Allegre shrugged. "It seems not. The preliminary interrogation suggests it was a purely professional ploy — although he clearly had no love left for you by the time you were about half done ripping open this case. Your talent for making interesting new enemies has evidently not deserted you. The plan was to create distracting chaos in your investigation just after the group made its getaway — Vorbataille was preselected to be thrown to us for a goat, it turns out — but we shut them down about eight days early. The necklace had only just been slipped into the delivery service's records and dispatched at that point."

M'lord's teeth set. "You've had Vorbataille in your hands for two days. And fast-penta didn't turn this up?"

Allegre grimaced. "I just reviewed the transcripts before I drove over here. It came very close to surfacing. But to get an answer, even — especially — under fast-penta, as useful a truth drug as it is, you must first know enough to ask the question. My interrogators were concentrating on the Princess Olivia. It was Vorbataille's yacht that was used to insert the hijacking team, by the way."

"Knew it had to be," grunted m'lord.

"We'd have caught up with this necklace scheme in a few more days on our own, I think," said Allegre.

M'lord glanced at his chrono and said rather thickly, "You'd have caught up with it in about one more hour, actually. On your own."

Allegre tilted his head in frank acknowledgment. "Yes, unfortunately. Madame Vorsoisson" — he touched his brow in a considerably more formal gesture than the usual ImpSec salute—"on behalf of myself and my organization, I wish to offer you my most abject apologies. My Lord Auditor. Count. Countess." He looked up at Roic and Taura, sitting side by side on the sofa opposite. "Fortunately, ImpSec was not your last line of defense."

"Indeed," rumbled the count, who had seated himself on a straight chair turned backward, arms comfortably crossed over its back, listening intently but without comment till now. Countess Vorkosigan stood by his side; her hand touched his shoulder, and he caught it under his own thicker one.

Allegre said, "Illyan once told me that half the secret of House Vorkosigan's preeminence in Barrayaran history was the quality of the people it drew to its service. I'm glad to see this continues to hold true. Armsman Roic, Sergeant Taura — ImpSec salutes you with more gratitude than I can rightly express." He did so, in a sober gesture altogether free of his sporadic irony.

Roic blinked, ducking his head in lieu of the return salute he wasn't sure if he was supposed to make. He wondered if he was expected to say something. He hoped to hell no one would want him to make a speech, like after that incident in Hassadar. That had been more horrifying than the needler fire. He glanced up to find Taura glancing down at him, eyes bright. He wanted to ask her — he wanted to ask her a thousand things, but not here. Would they ever get a private moment again? Not for the next several hours, that was certain.
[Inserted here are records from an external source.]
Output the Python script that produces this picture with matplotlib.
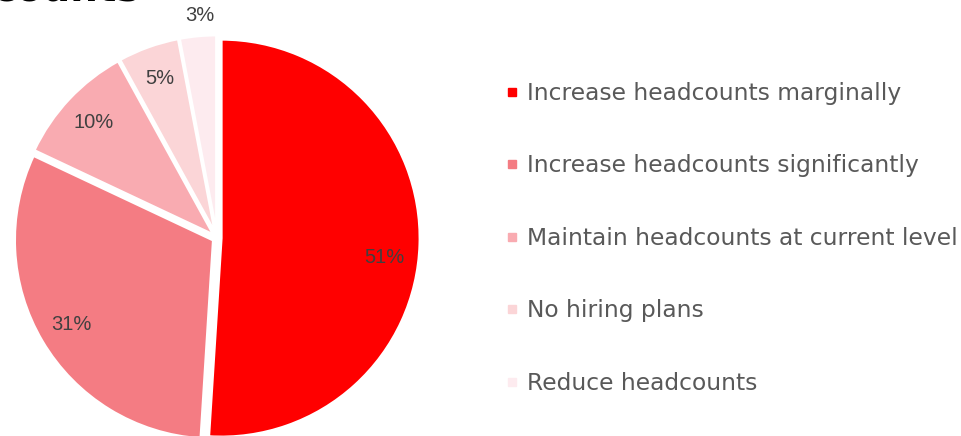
import matplotlib.pyplot as plt
from matplotlib.lines import Line2D
import numpy as np

# hiring intentions, share of respondents (%)
categories = [
    "Increase headcounts marginally",
    "Increase headcounts significantly",
    "Maintain headcounts at current level",
    "No hiring plans",
    "Reduce headcounts",
]
shares = [51, 31, 10, 5, 3]
colors = ["#FF0000", "#F47C83", "#F9ABB1", "#FBD5D7", "#FDEBEF"]

W, H = 961, 436
fig = plt.figure(figsize=(W / 100, H / 100), dpi=100)
ax = fig.add_axes([0, 0, 1, 1])

# pie centre / radius in pixel units (explode is in the same units)
cx, cy, r = 217, H - 238, 199

wedges, _, autotexts = ax.pie(
    shares,
    colors=colors,
    startangle=90,
    counterclock=False,
    explode=[4.1] * len(shares),
    center=(cx, cy),
    radius=r,
    autopct=lambda p: f"{p:.0f}%",
    pctdistance=0.83,
    wedgeprops=dict(edgecolor="white", linewidth=2.2),
    textprops=dict(color="#404040", fontsize=14.5, family="Liberation Sans"),
    frame=True,
)
ax.set_xlim(0, W)
ax.set_ylim(0, H)
ax.set_aspect("equal")
ax.axis("off")

# big slice label sits a little below its mid-line
x0, y0 = autotexts[0].get_position()
autotexts[0].set_position((x0 - 2, y0 - 14))

# smallest slice gets its label pushed outside the pie
w = wedges[-1]
mid = np.deg2rad((w.theta1 + w.theta2) / 2)
wx, wy = w.center
autotexts[-1].set_position((wx + 1.10 * r * np.cos(mid) + 4, wy + 1.10 * r * np.sin(mid)))

# title sits mostly above the canvas
ax.text(140, H - 1, "Headcounts", ha="right", va="baseline",
        fontsize=28, fontweight="bold", color="black")

handles = [Line2D([], [], marker="s", linestyle="none", markersize=6,
                  markerfacecolor=c, markeredgecolor=c) for c in colors]
leg = fig.legend(handles, categories, loc="upper left",
                 bbox_to_anchor=(506 / W, 1 - 82 / H),
                 frameon=False, fontsize=16.8, labelcolor="#595959",
                 handlelength=0.5, handletextpad=0.4, labelspacing=2.12,
                 borderaxespad=0, borderpad=0)
for t in leg.get_texts():
    t.set_family("DejaVu Sans")

fig.savefig("out.png", dpi=100)
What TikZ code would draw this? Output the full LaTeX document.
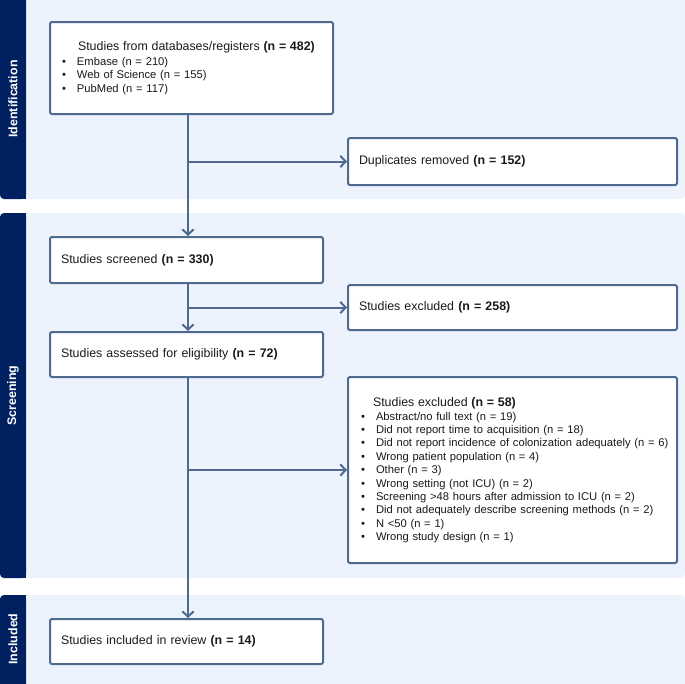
\documentclass[tikz,border=0pt]{standalone}
\usepackage{fontspec}
\setmainfont{Liberation Sans}
\usetikzlibrary{arrows.meta}
\definecolor{panelbg}{HTML}{EDF3FD}
\definecolor{navy}{HTML}{002060}
\definecolor{edge}{HTML}{4F6A8F}
\definecolor{ink}{HTML}{1A1A1A}
\newcommand\bitem[1]{\makebox[11.25pt][l]{•}\mbox{#1}}
\begin{document}
\begin{tikzpicture}[x=0.75pt,y=-0.75pt,
  box/.style={draw=edge, line width=1.5pt, fill=white, rounded corners=1.5pt,
    align=left, inner xsep=8.25pt, inner ysep=0pt, text=ink,
    font=\fontsize{9.3}{11}\selectfont},
  listbox/.style={box, font=\fontsize{8.4}{10.05}\selectfont},
  arr/.style={draw=edge, line width=1.5pt, -{Straight Barb[length=4pt,width=8.5pt]}},
  side/.style={text=white, font=\bfseries\fontsize{9.3}{11}\selectfont, rotate=90},
  panel/.style={fill=panelbg, rounded corners=3pt},
  bar/.style={fill=navy, rounded corners=3pt}
]
\useasboundingbox (0,0) rectangle (685,683);
\clip (0,0) rectangle (685,683);

% panels
\path[panel] (0,-10) rectangle (685,199);
\path[bar] (0,-10) rectangle (26,199);
\fill[navy] (15,-10) rectangle (26,199);
\path[panel] (0,213) rectangle (685,578);
\path[bar] (0,213) rectangle (26,578);
\fill[navy] (15,213) rectangle (26,578);
\path[panel] (0,595) rectangle (685,700);
\path[bar] (0,595) rectangle (26,700);
\fill[navy] (15,595) rectangle (26,700);

\node[side] (lid) at (13,99) {Identification};
\node[side] (lsc) at (13,395.5) {Screening};
\node[side] (lin) at (13,639) {Included};

% boxes
\node[listbox, minimum width=212.25pt, minimum height=69pt, inner xsep=9pt, text width=194.25pt] (b1) at (191.5,68)
  {\hspace*{12pt}{\fontsize{9.3}{10.05}\selectfont Studies from databases/registers \textbf{(n = 482)}}\\[1pt]
   \bitem{Embase (n = 210)}\\
   \bitem{Web of Science (n = 155)}\\
   \bitem{PubMed (n = 117)}};

\node[box, minimum width=246.75pt, minimum height=35.25pt, text width=230.25pt] (dup) at (512.5,161.5)
  {Duplicates removed \textbf{(n = 152)}};

\node[box, minimum width=204.75pt, minimum height=34.5pt, text width=188.25pt] (scr) at (186.5,260)
  {Studies screened \textbf{(n = 330)}};

\node[box, minimum width=246.75pt, minimum height=33.75pt, text width=230.25pt] (ex1) at (512.5,307.5)
  {Studies excluded \textbf{(n = 258)}};

\node[box, minimum width=204.75pt, minimum height=33.75pt, text width=188.25pt] (asd) at (186.5,354.5)
  {Studies assessed for eligibility \textbf{(n = 72)}};

\node[listbox, minimum width=246.75pt, minimum height=139.5pt, inner xsep=9.75pt, text width=227.25pt] (ex2) at (512.5,470)
  {\hspace*{9pt}{\fontsize{9.3}{10.05}\selectfont Studies excluded \textbf{(n = 58)}}\\[0.5pt]
   \bitem{Abstract/no full text (n = 19)}\\
   \bitem{Did not report time to acquisition (n = 18)}\\
   \bitem{Did not report incidence of colonization adequately (n = 6)}\\
   \bitem{Wrong patient population (n = 4)}\\
   \bitem{Other (n = 3)}\\
   \bitem{Wrong setting (not ICU) (n = 2)}\\
   \bitem{Screening >48 hours after admission to ICU (n = 2)}\\
   \bitem{Did not adequately describe screening methods (n = 2)}\\
   \bitem{N <50 (n = 1)}\\
   \bitem{Wrong study design (n = 1)}};

\node[box, minimum width=204.75pt, minimum height=33.75pt, text width=188.25pt] (inc) at (186.5,641.5)
  {Studies included in review \textbf{(n = 14)}};

% connectors
\coordinate (mx) at (188,0);
\draw[arr] (b1.south -| mx) -- (scr.north -| mx);
\draw[arr] (mx |- dup.west) -- (dup.west);
\draw[arr] (scr.south -| mx) -- (asd.north -| mx);
\draw[arr] (mx |- ex1.west) -- (ex1.west);
\draw[arr] (asd.south -| mx) -- (inc.north -| mx);
\draw[arr] (mx |- ex2.west) -- (ex2.west);
\end{tikzpicture}
\end{document}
"Well, love," — m'lord blew out his breath, staring down at the plastic bag—"I think that's your final warning. Travel with me and you travel into hazard. I don't want it to be so. But it's going to go on being so, as long as I serve… what I serve."

M'lady-to-be glanced at the countess, whose return smile was decidedly twisted. "I never imagined it would be otherwise for a Lady Vorkosigan."

"I'll have these destroyed," m'lord said, reaching for the pearls.

"No," said m'lady-to-be, her eyes narrowing. "Wait."

He paused, raising his eyebrows at her.

"They were sent to me. They're my souvenir. I shall keep them. I'd have worn them as a courtesy to your friend." She reached past him and scooped up the bag, tossed it up and caught it again out of the air, her long fingers closing tightly around it. Her edged smile took Roic aback. "I'll wear them now as a defiance to our enemies."

M'lord's eyes blazed back at her.

The countess seized the moment — possibly, Roic thought, to cut off her son from further blithering — and tapped her chrono. "Speaking of wearing things, it's time to get dressed."

M'lord went a shade paler. "Yes, of course." He kissed m'lady-to-be's hand as she rose, looking as if he never wanted to let it go again. Countess Vorkosigan herded everyone except m'lord and his cousin into the hallway, shutting the door to the suite firmly behind her.